Practice watching the hiring manager’s nonverbal cues for important clues.

People say plenty while not verbally saying anything. Facial expression, eye contact, posture and gestures tend to work together for an overall impression. What are these cues telling you? The answer could help you overcome challenging moments in the interview.

Learn to close the interview with style.

You can do just about everything right and miss a key point: Don’t forget to ask the hiring manager about the next step in the interview process! When friends ask whether or not you got the job, how would you know what to say if an interviewer doesn’t tell you what’s next and you never ask?

Ensure all documents are ready for the interview.

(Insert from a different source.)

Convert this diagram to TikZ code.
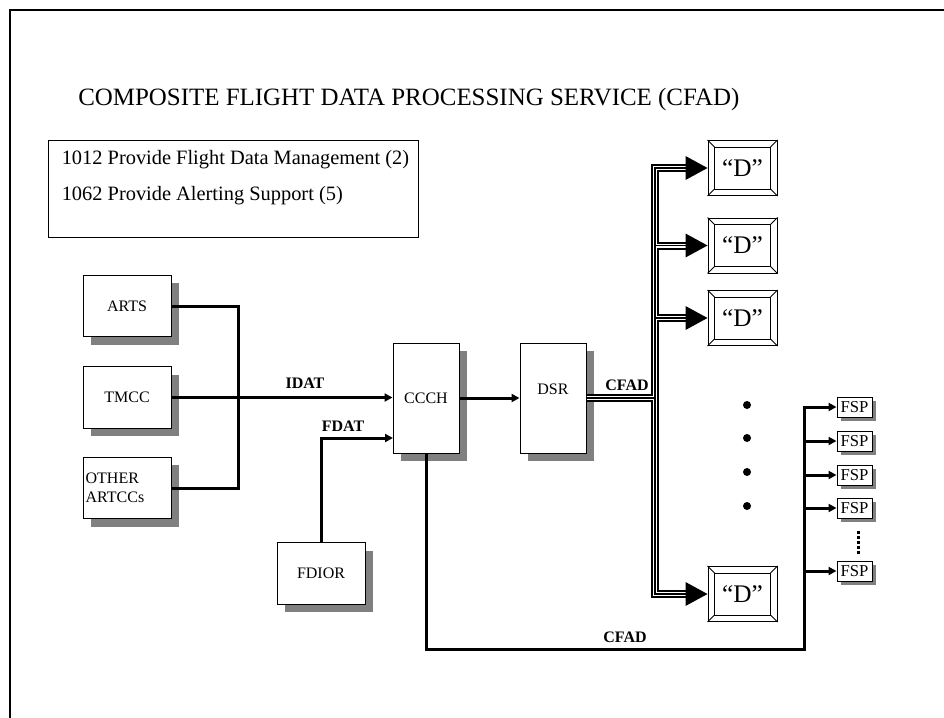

Preparedness says so much in an interview. It’s better to have documents and not need them than vice versa. Have multiple copies of your resume and reference list. Recommendation letters may not be required, but they’re good “leave behind” documents. Other items that will either be necessary or useful include the job description, portfolio of your work, paper and pen.

Dress for positive impact.

The dot-com era ushered in a more casual approach, but the recession brought back a more “dress for success” style. Dress appropriately for the position and also the geography. For example, a mini skirt and tank top in December will make you look out of place and feel uncomfortable. Match your attire with the image of the company.

You may feel like these tips are more important for someone seeking their first interview, or a seasoned employee looking to climb the corporate ladder. But, if you begin learning these interview skills now, then you’ll be master them when it’s time to knock on the door of Corporate America.